Wednesday, July 9, 2008

Oligopoly Paradox

After the Economics Lecture (and Jiaguang's amazing drawing) we have learnt what is a kinked demand curve and its use in oligopoly.

I have a paradox concerning this fact.

Imagine that there are (only) two companies monopolizing an (imaginary) product for a market, say, kalodite. Therefore, since rival fails to match price increases but always match price decreases in the market, we can safely assume that the demand curve is considered as being 'kinked' to both firms.

However, there is a more complicated fact: Company A purifies (then sells) the kalodite by a cheap method, while (due to lack of information), company B purifies it by an expensive method. Although both have very high market share and sell at the same price (price stickiness), it is undeniable that Company A and company B have cost differentials, and therefore MC & AC of Company B is higher than that of A.

Assume one day that the price of the material that is VERY essential for the purification of the kaladoite, (known here as garatheum), suddenly shoots up to the moon (and being a mineral, the price of garatheum fluctuates very wildly (and extremely)) and the cost of production of the product of kalodite shoots up as fast as a rocket, and the MC & AC curve shoots up like crazy, such that both Company A & B have no choice but to increase the price.

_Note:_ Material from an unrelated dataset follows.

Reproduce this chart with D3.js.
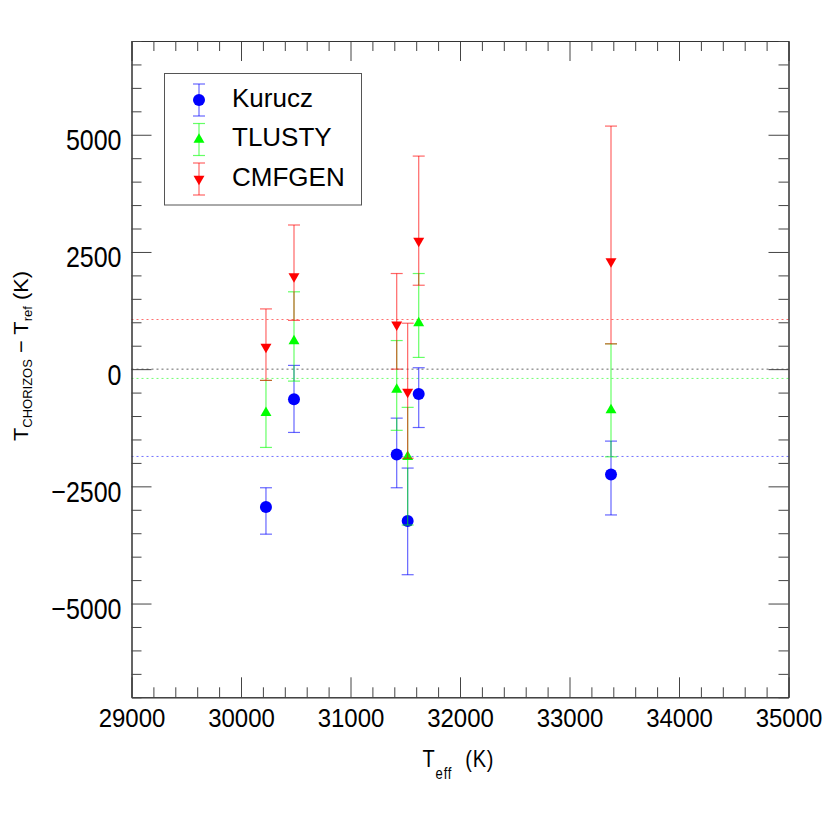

However, Company B purifies kaladoite with an expensive method, and hence the AVC curve rises above the demand curve, and hence the company earns subnormal and quits the market. (However, being a conglomerate, it can return to the market when the cost of production falls suitably and it can earn some profit).

As a result, the kinked demand curve of company A shows three straight-line sections, with an (relatively) inelastic demand curve at low price, elastic curve at the middle price section, and an inelastic demand curve at a higher price (because it becomes a monopoly and demand is now inelastic.)

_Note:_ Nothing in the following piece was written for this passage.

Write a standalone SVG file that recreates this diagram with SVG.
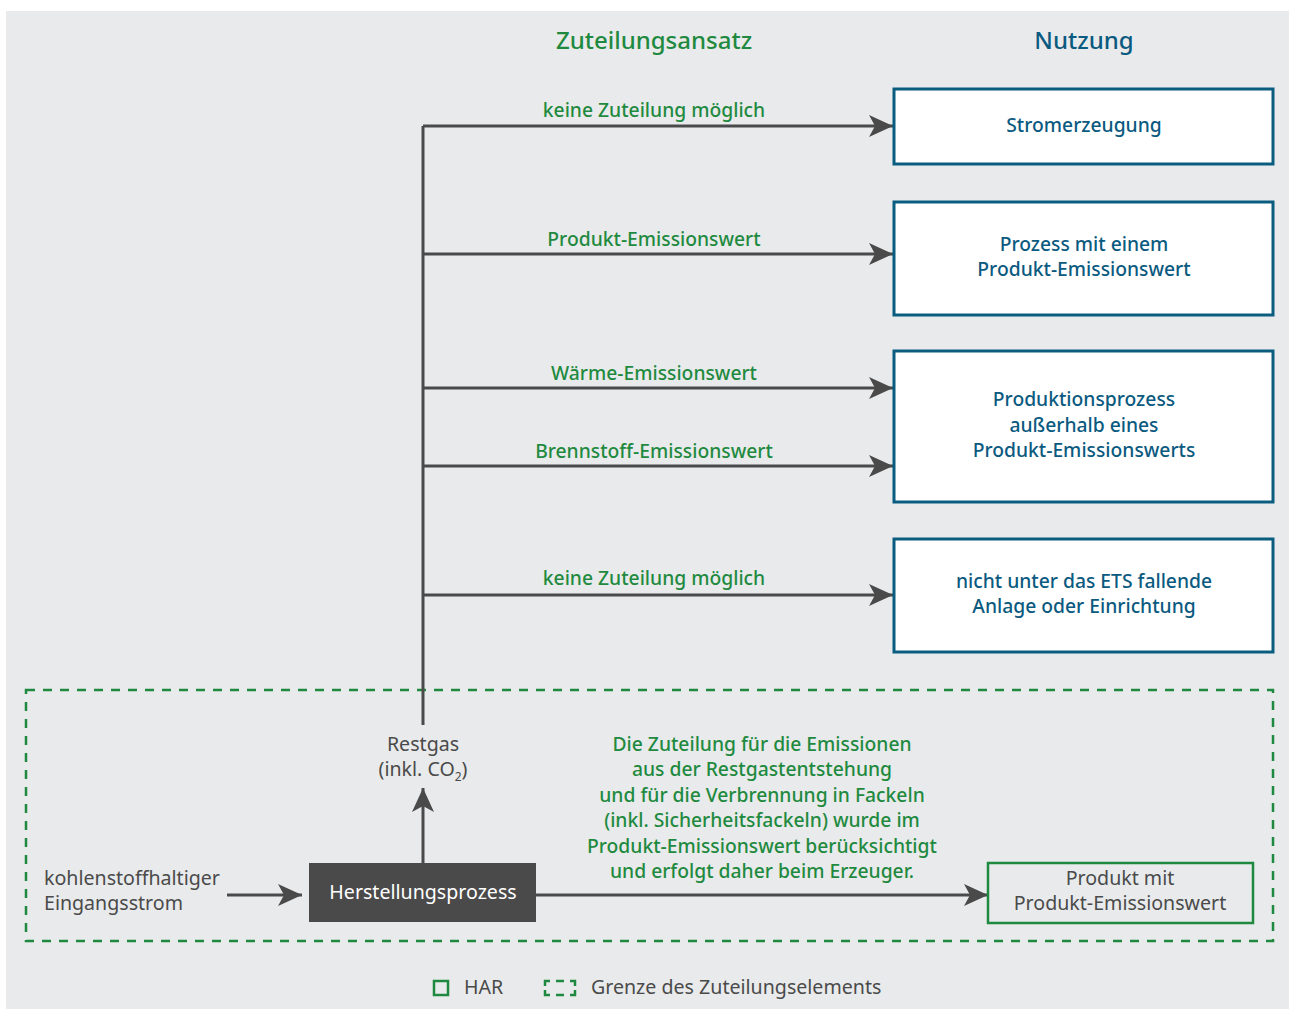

We then plot the MR of the doubly-kinked demand curve. As one may draw, the MR falls steeply, rises (vertically) by a dotted line, and then falls gently (corresponding to the elastic section of the AR), drops vertically and then decreases steeply (inelastic section of curve).

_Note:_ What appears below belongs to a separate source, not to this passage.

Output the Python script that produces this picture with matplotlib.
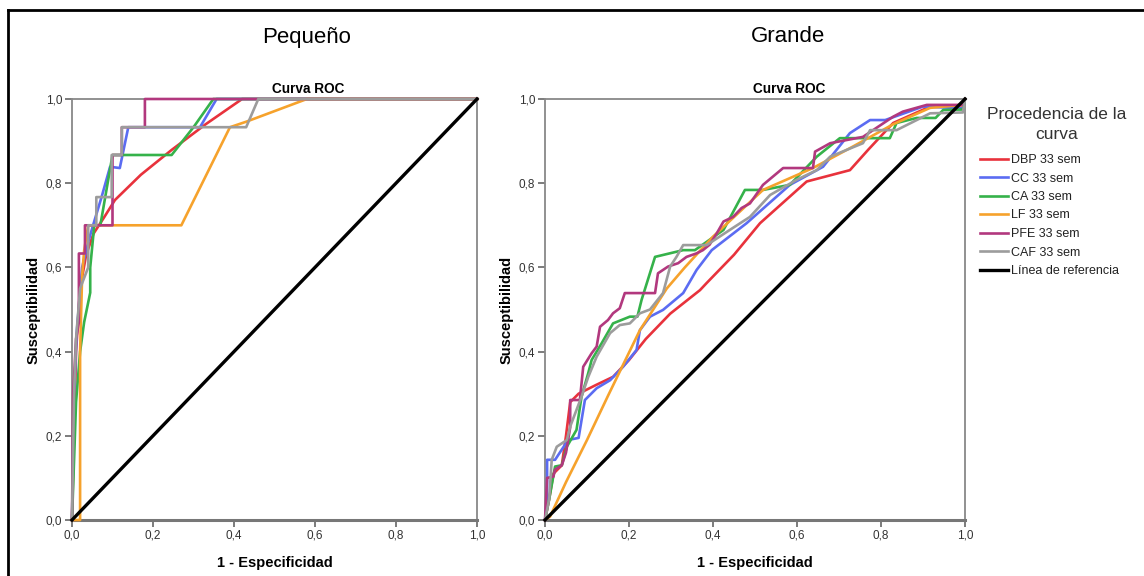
import matplotlib
matplotlib.use('Agg')
import matplotlib.pyplot as plt
from matplotlib.lines import Line2D

plt.rcParams['font.family'] = ['Liberation Sans', 'DejaVu Sans']

# curve names and colours (SPSS order)
names = ['DBP 33 sem', 'CC 33 sem', 'CA 33 sem', 'LF 33 sem', 'PFE 33 sem', 'CAF 33 sem']
colors = ['#e8323c', '#5b6cf2', '#35b24a', '#f6a22c', '#b2387e', '#9c9c9c']

# Pequeño: (1 - especificidad, susceptibilidad) points
peq_dbp = [(0, 0), (0.005, 0.2), (0.01, 0.4), (0.02, 0.55), (0.035, 0.63), (0.053, 0.68),
           (0.08, 0.72), (0.106, 0.76), (0.17, 0.82), (0.246, 0.879), (0.33, 0.94), (0.42, 1.0), (1, 1)]
peq_cc = [(0, 0), (0.005, 0.3), (0.012, 0.45), (0.025, 0.6), (0.04, 0.66), (0.052, 0.70),
          (0.073, 0.767), (0.094, 0.839), (0.118, 0.836), (0.139, 0.933), (0.316, 0.933), (0.357, 1), (1, 1)]
peq_ca = [(0, 0), (0.01, 0.28), (0.02, 0.4), (0.03, 0.47), (0.045, 0.54), (0.045, 0.6), (0.055, 0.7),
          (0.07, 0.7), (0.1, 0.867), (0.246, 0.867), (0.30, 0.933), (0.349, 1), (1, 1)]
peq_lf = [(0, 0), (0.02, 0), (0.02, 0.4), (0.025, 0.58), (0.03, 0.64), (0.04, 0.70), (0.27, 0.70),
          (0.39, 0.933), (0.43, 0.946), (0.58, 1), (1, 1)]
peq_pfe = [(0, 0), (0.003, 0.3), (0.01, 0.43), (0.017, 0.47), (0.017, 0.633), (0.032, 0.633),
           (0.032, 0.7), (0.1, 0.7), (0.1, 0.867), (0.123, 0.867), (0.123, 0.933), (0.18, 0.933),
           (0.18, 1), (1, 1)]
peq_caf = [(0, 0), (0.005, 0.3), (0.01, 0.43), (0.02, 0.55), (0.04, 0.6), (0.04, 0.7), (0.06, 0.7),
           (0.06, 0.767), (0.098, 0.767), (0.098, 0.867), (0.123, 0.867), (0.123, 0.933),
           (0.43, 0.933), (0.46, 1), (1, 1)]

# Grande
gra_dbp = [(0, 0), (0.01, 0.05), (0.02, 0.11), (0.04, 0.13), (0.05, 0.2), (0.06, 0.28), (0.08, 0.30),
           (0.12, 0.32), (0.162, 0.34), (0.2, 0.38), (0.24, 0.43), (0.298, 0.49), (0.369, 0.546),
           (0.385, 0.563), (0.45, 0.63), (0.512, 0.705), (0.623, 0.804), (0.726, 0.831), (0.77, 0.88),
           (0.829, 0.943), (0.917, 0.982), (0.995, 0.985), (1, 1)]
gra_cc = [(0, 0), (0.005, 0.05), (0.005, 0.143), (0.024, 0.143), (0.055, 0.19), (0.08, 0.195),
          (0.095, 0.285), (0.123, 0.313), (0.155, 0.332), (0.186, 0.364), (0.218, 0.404), (0.226, 0.451),
          (0.25, 0.483), (0.281, 0.499), (0.329, 0.539), (0.361, 0.594), (0.397, 0.641), (0.48, 0.705),
          (0.583, 0.796), (0.662, 0.839), (0.726, 0.919), (0.774, 0.95), (0.81, 0.95), (0.9, 0.982),
          (0.995, 0.978), (1, 1)]
gra_ca = [(0, 0), (0.01, 0.05), (0.024, 0.127), (0.04, 0.13), (0.052, 0.174), (0.075, 0.214),
          (0.087, 0.293), (0.103, 0.349), (0.111, 0.38), (0.135, 0.42), (0.162, 0.467), (0.202, 0.483),
          (0.22, 0.483), (0.23, 0.523), (0.262, 0.625), (0.329, 0.641), (0.357, 0.641), (0.425, 0.689),
          (0.476, 0.784), (0.519, 0.784), (0.583, 0.796), (0.647, 0.863), (0.702, 0.907), (0.821, 0.907),
          (0.837, 0.943), (0.885, 0.955), (0.93, 0.955), (0.948, 0.974), (0.995, 0.975), (1, 1)]
gra_lf = [(0, 0), (0.012, 0.008), (0.05, 0.09), (0.1, 0.19), (0.15, 0.295), (0.226, 0.451),
          (0.29, 0.55), (0.333, 0.60), (0.4, 0.673), (0.519, 0.784), (0.638, 0.836), (0.733, 0.887),
          (0.829, 0.94), (0.917, 0.979), (0.995, 0.986), (1, 1)]
gra_pfe = [(0, 0), (0.005, 0.1), (0.02, 0.103), (0.024, 0.12), (0.04, 0.13), (0.05, 0.16),
           (0.06, 0.22), (0.06, 0.285), (0.083, 0.285), (0.091, 0.364), (0.111, 0.396), (0.123, 0.412),
           (0.131, 0.459), (0.15, 0.475), (0.162, 0.491), (0.178, 0.503), (0.19, 0.539), (0.262, 0.539),
           (0.269, 0.586), (0.293, 0.602), (0.317, 0.61), (0.337, 0.625), (0.36, 0.633), (0.376, 0.641),
           (0.392, 0.654), (0.409, 0.681), (0.425, 0.709), (0.448, 0.72), (0.468, 0.741), (0.488, 0.752),
           (0.519, 0.796), (0.567, 0.836), (0.638, 0.836), (0.643, 0.875), (0.679, 0.895), (0.757, 0.91),
           (0.829, 0.958), (0.852, 0.97), (0.909, 0.986), (0.995, 0.986), (1, 1)]
gra_caf = [(0, 0), (0.01, 0.05), (0.016, 0.143), (0.028, 0.174), (0.052, 0.19), (0.06, 0.222),
           (0.087, 0.293), (0.103, 0.34), (0.123, 0.388), (0.155, 0.444), (0.178, 0.463), (0.202, 0.467),
           (0.226, 0.491), (0.25, 0.5), (0.281, 0.539), (0.298, 0.602), (0.313, 0.625), (0.329, 0.653),
           (0.385, 0.653), (0.44, 0.689), (0.488, 0.72), (0.536, 0.772), (0.599, 0.808), (0.647, 0.831),
           (0.679, 0.863), (0.757, 0.895), (0.774, 0.926), (0.837, 0.926), (0.917, 0.966),
           (0.995, 0.968), (1, 1)]

ticks = [0.0, 0.2, 0.4, 0.6, 0.8, 1.0]
tick_labels = ['0,0', '0,2', '0,4', '0,6', '0,8', '1,0']

W, H = 1144, 576
fig = plt.figure(figsize=(11.44, 5.76), dpi=100)
ax1 = fig.add_axes([72 / W, 1 - 520 / H, 405 / W, 421 / H])
ax2 = fig.add_axes([545 / W, 1 - 520 / H, 420 / W, 421 / H])

# (axes, curves, panel title, x centre of titles in pixels)
panels = [(ax1, [peq_dbp, peq_cc, peq_ca, peq_lf, peq_pfe, peq_caf], 'Pequeño', 307),
          (ax2, [gra_dbp, gra_cc, gra_ca, gra_lf, gra_pfe, gra_caf], 'Grande', 788)]

for ax, curves, panel_title, tx in panels:
    for pts, c, n in zip(curves, colors, names):
        xs = [p[0] for p in pts]
        ys = [p[1] for p in pts]
        ax.plot(xs, ys, color=c, lw=1.9, label=n, clip_on=False, zorder=3)
    ax.plot([0, 1], [0, 1], color='black', lw=2.4, label='Línea de referencia',
            clip_on=False, zorder=4)
    ax.set_xlim(0, 1)
    ax.set_ylim(0, 1)
    ax.set_xticks(ticks)
    ax.set_xticklabels(tick_labels)
    ax.set_yticks(ticks)
    ax.set_yticklabels(tick_labels)
    ax.tick_params(direction='out', length=5, width=1.2, color='#666666',
                   labelsize=8.5, labelcolor='#333333', pad=2)
    for side in ['top', 'right', 'left']:
        ax.spines[side].set_color('#888888')
        ax.spines[side].set_linewidth(1.3)
    ax.spines['bottom'].set_color('#777777')
    ax.spines['bottom'].set_linewidth(2.2)
    bb = ax.get_position()
    ax_w_px = (bb.x1 - bb.x0) * W
    ax_x0_px = bb.x0 * W
    # SPSS centres the titles over the whole chart area, not the plot box
    title_x = (tx + 1 - ax_x0_px) / ax_w_px
    ax.set_title('Curva ROC', fontsize=9.8, fontweight='bold', pad=4, x=title_x)
    ax.set_xlabel('1 - Especificidad', fontsize=10.5, fontweight='bold', labelpad=10)
    ax.set_ylabel('Susceptibilidad', fontsize=10.5, fontweight='bold', labelpad=4)
    fig.text(tx / W, 1 - 37 / H, panel_title, fontsize=16, ha='center', va='center')

handles, labels = ax2.get_legend_handles_labels()
leg = fig.legend(handles, labels, loc='upper left', bbox_to_anchor=(975 / W, 1 - 149 / H),
                 frameon=False, fontsize=9, handlelength=2.2, handletextpad=0.3,
                 labelspacing=0.52, borderaxespad=0)
for t in leg.get_texts():
    t.set_color('#222222')
fig.text(1057 / W, 1 - 107 / H, 'Procedencia de la\ncurva', fontsize=12.5, ha='center',
         va='top', multialignment='center', linespacing=1.45, color='#333333')

# outer frame (top and left edges)
fig.add_artist(Line2D([8 / W, 1], [1 - 10 / H, 1 - 10 / H], color='black', lw=2,
                      transform=fig.transFigure))
fig.add_artist(Line2D([8 / W, 8 / W], [0, 1 - 10 / H], color='black', lw=2,
                      transform=fig.transFigure))

fig.savefig('out.png', dpi=100)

[Well, you could try it out!]

As a matter of fact, there is a problem with our assumption now! Our MC curve [if you draw it] CUTS THROUGH 3 POINTS OF THE MR CURVE when MC is rising (once through the large-gradient MR section, through the vertically-rising section, and through the gently-falling section), and so the Company A can produce at three different prices for maximum profit!

What is the problem of this paradox then?

3 comments:

Anonymous said...

The kinked demand curve theory assumes that competitors match price decreases but not price increases. This has nothing to do with any rival company exiting the market. Hence the upper kink is invalid. No such paradox exists.

chinzhihui. said...

hmmm that is a good analysis of the problem.

This are the few logical fallacies that I have made in the paradox:

(1) The lower kink still remains when the price is still set. (Which does not anymore, since the price has already changed, and it should be sticky at the new price, right?)

(2)For the existance of the upper kink, I am not that sure about that (would somebody like to answer that?). We still have to realise that in the diagram, ALL points of the demand curve are still considered as being elastic, as the MR>0 at all points. Therefore to raise revenue at any point of time, companies always have to lower price.

(3) Economies of Scale. Since the MR curve represents short-run cost-of production, the MES (minimum efficient scale) is considered as the same for different factors of production. Since the situation here is assumed to be short-term, the MES is unlikely to change. Therefore, when the MR curve is drawn, it DOES NOT shift leftwards since minimum point is the same!

--> Besides that, it is also known that there is NO fixed demand curve/fixed supply curve for an oligopoly.

(Hopefully that could address some fo the problems that I have made even though they may be wrong. Does anybody want to comment?)

lwz said...

But if company B exits, the market structure completely changes, then why would you still have a kinked demand curve?